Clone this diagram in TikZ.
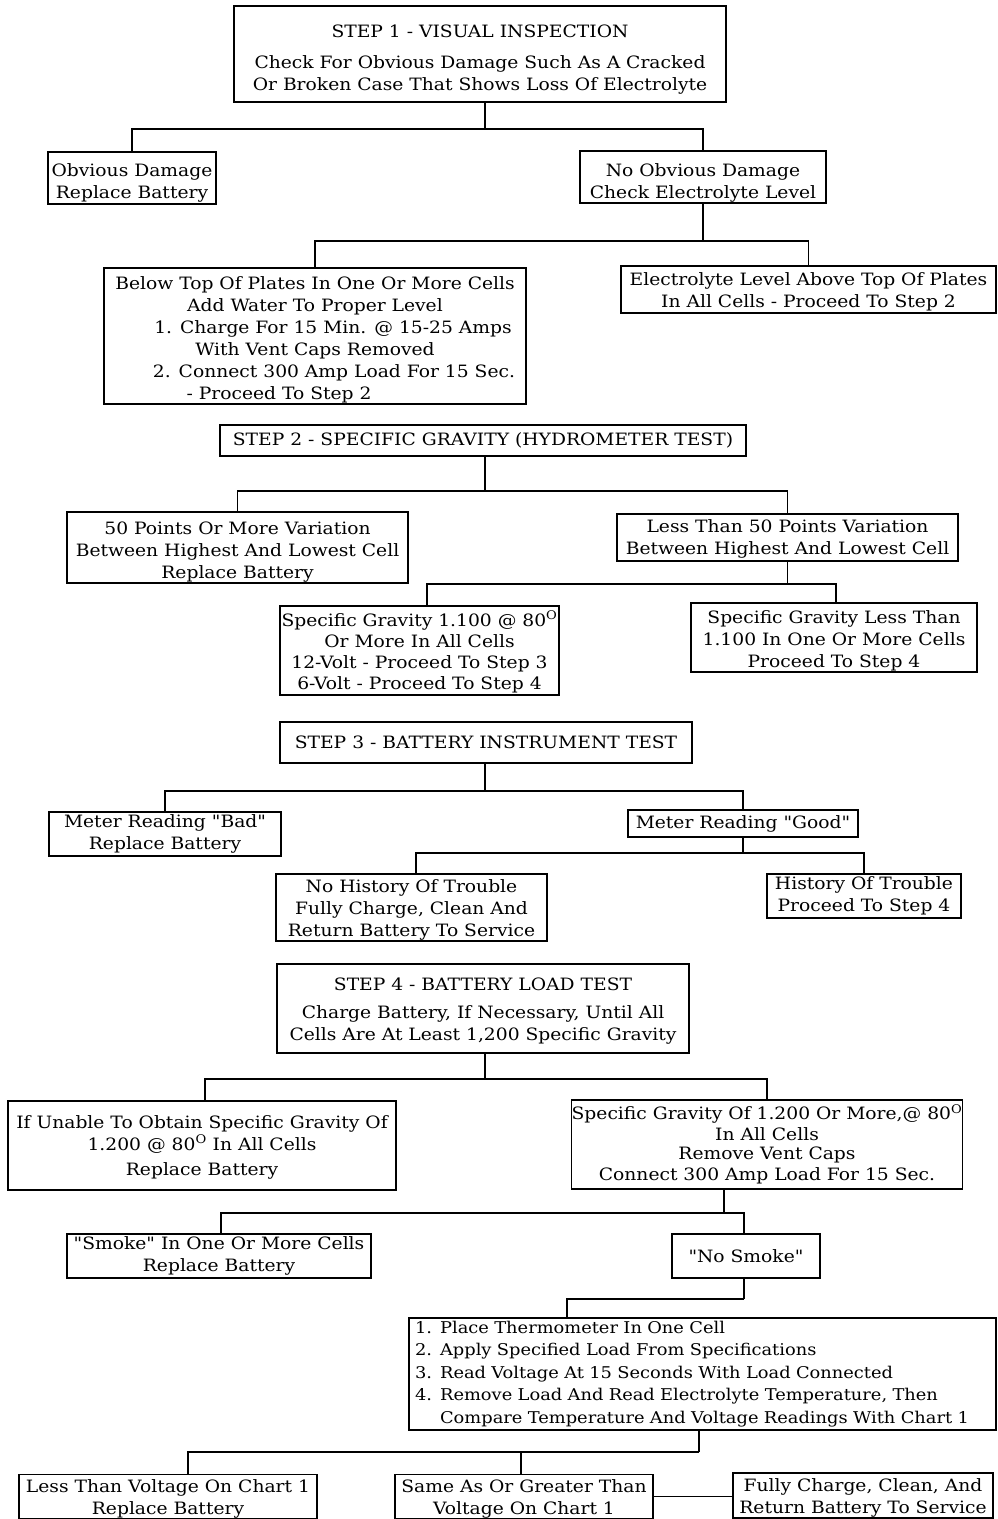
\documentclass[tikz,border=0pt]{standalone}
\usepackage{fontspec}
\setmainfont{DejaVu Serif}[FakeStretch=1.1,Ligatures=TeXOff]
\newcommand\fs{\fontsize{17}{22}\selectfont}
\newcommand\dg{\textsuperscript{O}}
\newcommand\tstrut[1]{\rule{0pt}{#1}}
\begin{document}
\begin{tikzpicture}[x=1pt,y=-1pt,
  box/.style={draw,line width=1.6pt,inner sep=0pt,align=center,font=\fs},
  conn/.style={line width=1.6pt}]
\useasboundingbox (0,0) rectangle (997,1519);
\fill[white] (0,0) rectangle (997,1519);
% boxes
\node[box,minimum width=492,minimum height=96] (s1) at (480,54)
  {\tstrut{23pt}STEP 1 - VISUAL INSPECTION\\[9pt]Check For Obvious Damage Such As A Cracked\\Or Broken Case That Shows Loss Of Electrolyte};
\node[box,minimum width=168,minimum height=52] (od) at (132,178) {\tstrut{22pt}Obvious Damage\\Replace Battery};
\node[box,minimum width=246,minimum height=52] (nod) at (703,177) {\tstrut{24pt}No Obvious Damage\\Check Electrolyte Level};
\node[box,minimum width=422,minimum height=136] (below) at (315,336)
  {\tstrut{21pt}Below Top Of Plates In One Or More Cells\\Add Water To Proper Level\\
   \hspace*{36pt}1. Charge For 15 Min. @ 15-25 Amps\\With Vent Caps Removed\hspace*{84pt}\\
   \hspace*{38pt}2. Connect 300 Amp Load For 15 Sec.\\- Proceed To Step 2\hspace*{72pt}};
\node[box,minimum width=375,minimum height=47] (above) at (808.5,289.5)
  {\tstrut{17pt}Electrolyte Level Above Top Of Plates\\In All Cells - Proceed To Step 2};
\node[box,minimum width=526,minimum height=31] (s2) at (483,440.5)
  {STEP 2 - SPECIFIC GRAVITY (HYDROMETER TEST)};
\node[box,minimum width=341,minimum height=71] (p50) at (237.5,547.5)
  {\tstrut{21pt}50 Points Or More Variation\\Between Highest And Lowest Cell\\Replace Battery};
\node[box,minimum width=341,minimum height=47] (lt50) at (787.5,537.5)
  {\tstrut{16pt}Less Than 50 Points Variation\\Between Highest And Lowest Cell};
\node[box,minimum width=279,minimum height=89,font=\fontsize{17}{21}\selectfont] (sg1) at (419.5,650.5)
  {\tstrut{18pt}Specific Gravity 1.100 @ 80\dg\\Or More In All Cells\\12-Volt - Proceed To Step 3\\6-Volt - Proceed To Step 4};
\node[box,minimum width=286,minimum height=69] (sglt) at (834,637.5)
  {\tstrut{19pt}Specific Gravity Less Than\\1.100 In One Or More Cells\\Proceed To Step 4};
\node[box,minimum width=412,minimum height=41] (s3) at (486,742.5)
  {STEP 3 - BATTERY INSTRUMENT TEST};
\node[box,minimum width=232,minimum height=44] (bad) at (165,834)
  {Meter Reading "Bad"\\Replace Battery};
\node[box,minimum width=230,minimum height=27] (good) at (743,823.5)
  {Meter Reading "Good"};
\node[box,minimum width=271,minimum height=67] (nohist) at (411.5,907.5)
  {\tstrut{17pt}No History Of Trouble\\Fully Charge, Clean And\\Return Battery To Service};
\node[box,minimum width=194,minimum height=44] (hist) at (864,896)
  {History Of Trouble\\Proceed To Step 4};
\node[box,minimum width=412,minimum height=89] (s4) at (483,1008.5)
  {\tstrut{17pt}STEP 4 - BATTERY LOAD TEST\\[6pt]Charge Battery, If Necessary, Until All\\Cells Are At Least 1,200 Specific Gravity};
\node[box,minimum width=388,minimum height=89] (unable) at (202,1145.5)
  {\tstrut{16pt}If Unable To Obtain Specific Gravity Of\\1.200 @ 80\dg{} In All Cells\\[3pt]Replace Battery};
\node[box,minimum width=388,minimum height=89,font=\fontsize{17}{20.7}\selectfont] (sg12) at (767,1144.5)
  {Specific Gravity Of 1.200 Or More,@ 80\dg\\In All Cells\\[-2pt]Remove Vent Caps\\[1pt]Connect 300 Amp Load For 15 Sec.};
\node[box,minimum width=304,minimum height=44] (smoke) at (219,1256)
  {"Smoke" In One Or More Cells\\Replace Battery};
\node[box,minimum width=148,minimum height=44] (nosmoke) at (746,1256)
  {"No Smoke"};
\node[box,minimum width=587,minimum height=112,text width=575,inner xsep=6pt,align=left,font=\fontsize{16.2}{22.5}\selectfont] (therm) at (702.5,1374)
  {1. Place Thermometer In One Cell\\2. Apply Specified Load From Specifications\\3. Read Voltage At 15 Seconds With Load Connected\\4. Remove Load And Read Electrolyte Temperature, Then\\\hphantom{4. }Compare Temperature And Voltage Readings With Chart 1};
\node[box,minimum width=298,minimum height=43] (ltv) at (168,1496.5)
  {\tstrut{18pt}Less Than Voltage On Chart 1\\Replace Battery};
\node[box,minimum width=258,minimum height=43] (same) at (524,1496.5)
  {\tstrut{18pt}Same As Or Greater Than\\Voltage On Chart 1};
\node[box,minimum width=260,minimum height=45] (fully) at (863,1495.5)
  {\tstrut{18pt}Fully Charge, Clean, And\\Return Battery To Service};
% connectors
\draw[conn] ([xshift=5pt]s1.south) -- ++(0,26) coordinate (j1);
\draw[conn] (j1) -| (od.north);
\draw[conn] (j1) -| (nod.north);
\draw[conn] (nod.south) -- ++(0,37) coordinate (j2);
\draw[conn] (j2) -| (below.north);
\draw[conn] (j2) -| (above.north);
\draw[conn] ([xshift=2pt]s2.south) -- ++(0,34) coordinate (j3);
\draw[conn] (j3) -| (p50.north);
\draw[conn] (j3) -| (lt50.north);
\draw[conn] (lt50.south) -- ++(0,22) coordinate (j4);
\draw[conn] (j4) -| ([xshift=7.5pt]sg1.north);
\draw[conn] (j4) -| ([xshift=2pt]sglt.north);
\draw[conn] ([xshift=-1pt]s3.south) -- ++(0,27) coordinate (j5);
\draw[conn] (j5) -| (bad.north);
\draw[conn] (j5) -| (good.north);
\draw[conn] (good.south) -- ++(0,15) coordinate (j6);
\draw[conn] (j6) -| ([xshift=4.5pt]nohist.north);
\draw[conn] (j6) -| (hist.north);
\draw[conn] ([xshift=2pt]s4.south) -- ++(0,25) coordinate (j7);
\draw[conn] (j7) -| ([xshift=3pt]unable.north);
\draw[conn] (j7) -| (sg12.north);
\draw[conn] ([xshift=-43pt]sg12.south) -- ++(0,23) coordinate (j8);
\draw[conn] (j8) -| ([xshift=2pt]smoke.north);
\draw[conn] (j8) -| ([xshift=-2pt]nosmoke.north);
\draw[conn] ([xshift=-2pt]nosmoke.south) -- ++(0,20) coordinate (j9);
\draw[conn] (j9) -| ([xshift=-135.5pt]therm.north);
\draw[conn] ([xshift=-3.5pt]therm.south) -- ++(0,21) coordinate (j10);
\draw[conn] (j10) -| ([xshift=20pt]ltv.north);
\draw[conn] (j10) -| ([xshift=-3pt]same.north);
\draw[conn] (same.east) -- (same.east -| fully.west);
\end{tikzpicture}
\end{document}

▸ **PROBLEM**
Every line above should be returned exactly; the pictures stay out.

▸ **EXERCISE OUTPUT**
Clone this diagram in TikZ.
\documentclass[tikz,border=0pt]{standalone}
\usepackage{fontspec}
\setmainfont{DejaVu Serif}[FakeStretch=1.1,Ligatures=TeXOff]
\newcommand\fs{\fontsize{17}{22}\selectfont}
\newcommand\dg{\textsuperscript{O}}
\newcommand\tstrut[1]{\rule{0pt}{#1}}
\begin{document}
\begin{tikzpicture}[x=1pt,y=-1pt,
  box/.style={draw,line width=1.6pt,inner sep=0pt,align=center,font=\fs},
  conn/.style={line width=1.6pt}]
\useasboundingbox (0,0) rectangle (997,1519);
\fill[white] (0,0) rectangle (997,1519);
% boxes
\node[box,minimum width=492,minimum height=96] (s1) at (480,54)
  {\tstrut{23pt}STEP 1 - VISUAL INSPECTION\\[9pt]Check For Obvious Damage Such As A Cracked\\Or Broken Case That Shows Loss Of Electrolyte};
\node[box,minimum width=168,minimum height=52] (od) at (132,178) {\tstrut{22pt}Obvious Damage\\Replace Battery};
\node[box,minimum width=246,minimum height=52] (nod) at (703,177) {\tstrut{24pt}No Obvious Damage\\Check Electrolyte Level};
\node[box,minimum width=422,minimum height=136] (below) at (315,336)
  {\tstrut{21pt}Below Top Of Plates In One Or More Cells\\Add Water To Proper Level\\
   \hspace*{36pt}1. Charge For 15 Min. @ 15-25 Amps\\With Vent Caps Removed\hspace*{84pt}\\
   \hspace*{38pt}2. Connect 300 Amp Load For 15 Sec.\\- Proceed To Step 2\hspace*{72pt}};
\node[box,minimum width=375,minimum height=47] (above) at (808.5,289.5)
  {\tstrut{17pt}Electrolyte Level Above Top Of Plates\\In All Cells - Proceed To Step 2};
\node[box,minimum width=526,minimum height=31] (s2) at (483,440.5)
  {STEP 2 - SPECIFIC GRAVITY (HYDROMETER TEST)};
\node[box,minimum width=341,minimum height=71] (p50) at (237.5,547.5)
  {\tstrut{21pt}50 Points Or More Variation\\Between Highest And Lowest Cell\\Replace Battery};
\node[box,minimum width=341,minimum height=47] (lt50) at (787.5,537.5)
  {\tstrut{16pt}Less Than 50 Points Variation\\Between Highest And Lowest Cell};
\node[box,minimum width=279,minimum height=89,font=\fontsize{17}{21}\selectfont] (sg1) at (419.5,650.5)
  {\tstrut{18pt}Specific Gravity 1.100 @ 80\dg\\Or More In All Cells\\12-Volt - Proceed To Step 3\\6-Volt - Proceed To Step 4};
\node[box,minimum width=286,minimum height=69] (sglt) at (834,637.5)
  {\tstrut{19pt}Specific Gravity Less Than\\1.100 In One Or More Cells\\Proceed To Step 4};
\node[box,minimum width=412,minimum height=41] (s3) at (486,742.5)
  {STEP 3 - BATTERY INSTRUMENT TEST};
\node[box,minimum width=232,minimum height=44] (bad) at (165,834)
  {Meter Reading "Bad"\\Replace Battery};
\node[box,minimum width=230,minimum height=27] (good) at (743,823.5)
  {Meter Reading "Good"};
\node[box,minimum width=271,minimum height=67] (nohist) at (411.5,907.5)
  {\tstrut{17pt}No History Of Trouble\\Fully Charge, Clean And\\Return Battery To Service};
\node[box,minimum width=194,minimum height=44] (hist) at (864,896)
  {History Of Trouble\\Proceed To Step 4};
\node[box,minimum width=412,minimum height=89] (s4) at (483,1008.5)
  {\tstrut{17pt}STEP 4 - BATTERY LOAD TEST\\[6pt]Charge Battery, If Necessary, Until All\\Cells Are At Least 1,200 Specific Gravity};
\node[box,minimum width=388,minimum height=89] (unable) at (202,1145.5)
  {\tstrut{16pt}If Unable To Obtain Specific Gravity Of\\1.200 @ 80\dg{} In All Cells\\[3pt]Replace Battery};
\node[box,minimum width=388,minimum height=89,font=\fontsize{17}{20.7}\selectfont] (sg12) at (767,1144.5)
  {Specific Gravity Of 1.200 Or More,@ 80\dg\\In All Cells\\[-2pt]Remove Vent Caps\\[1pt]Connect 300 Amp Load For 15 Sec.};
\node[box,minimum width=304,minimum height=44] (smoke) at (219,1256)
  {"Smoke" In One Or More Cells\\Replace Battery};
\node[box,minimum width=148,minimum height=44] (nosmoke) at (746,1256)
  {"No Smoke"};
\node[box,minimum width=587,minimum height=112,text width=575,inner xsep=6pt,align=left,font=\fontsize{16.2}{22.5}\selectfont] (therm) at (702.5,1374)
  {1. Place Thermometer In One Cell\\2. Apply Specified Load From Specifications\\3. Read Voltage At 15 Seconds With Load Connected\\4. Remove Load And Read Electrolyte Temperature, Then\\\hphantom{4. }Compare Temperature And Voltage Readings With Chart 1};
\node[box,minimum width=298,minimum height=43] (ltv) at (168,1496.5)
  {\tstrut{18pt}Less Than Voltage On Chart 1\\Replace Battery};
\node[box,minimum width=258,minimum height=43] (same) at (524,1496.5)
  {\tstrut{18pt}Same As Or Greater Than\\Voltage On Chart 1};
\node[box,minimum width=260,minimum height=45] (fully) at (863,1495.5)
  {\tstrut{18pt}Fully Charge, Clean, And\\Return Battery To Service};
% connectors
\draw[conn] ([xshift=5pt]s1.south) -- ++(0,26) coordinate (j1);
\draw[conn] (j1) -| (od.north);
\draw[conn] (j1) -| (nod.north);
\draw[conn] (nod.south) -- ++(0,37) coordinate (j2);
\draw[conn] (j2) -| (below.north);
\draw[conn] (j2) -| (above.north);
\draw[conn] ([xshift=2pt]s2.south) -- ++(0,34) coordinate (j3);
\draw[conn] (j3) -| (p50.north);
\draw[conn] (j3) -| (lt50.north);
\draw[conn] (lt50.south) -- ++(0,22) coordinate (j4);
\draw[conn] (j4) -| ([xshift=7.5pt]sg1.north);
\draw[conn] (j4) -| ([xshift=2pt]sglt.north);
\draw[conn] ([xshift=-1pt]s3.south) -- ++(0,27) coordinate (j5);
\draw[conn] (j5) -| (bad.north);
\draw[conn] (j5) -| (good.north);
\draw[conn] (good.south) -- ++(0,15) coordinate (j6);
\draw[conn] (j6) -| ([xshift=4.5pt]nohist.north);
\draw[conn] (j6) -| (hist.north);
\draw[conn] ([xshift=2pt]s4.south) -- ++(0,25) coordinate (j7);
\draw[conn] (j7) -| ([xshift=3pt]unable.north);
\draw[conn] (j7) -| (sg12.north);
\draw[conn] ([xshift=-43pt]sg12.south) -- ++(0,23) coordinate (j8);
\draw[conn] (j8) -| ([xshift=2pt]smoke.north);
\draw[conn] (j8) -| ([xshift=-2pt]nosmoke.north);
\draw[conn] ([xshift=-2pt]nosmoke.south) -- ++(0,20) coordinate (j9);
\draw[conn] (j9) -| ([xshift=-135.5pt]therm.north);
\draw[conn] ([xshift=-3.5pt]therm.south) -- ++(0,21) coordinate (j10);
\draw[conn] (j10) -| ([xshift=20pt]ltv.north);
\draw[conn] (j10) -| ([xshift=-3pt]same.north);
\draw[conn] (same.east) -- (same.east -| fully.west);
\end{tikzpicture}
\end{document}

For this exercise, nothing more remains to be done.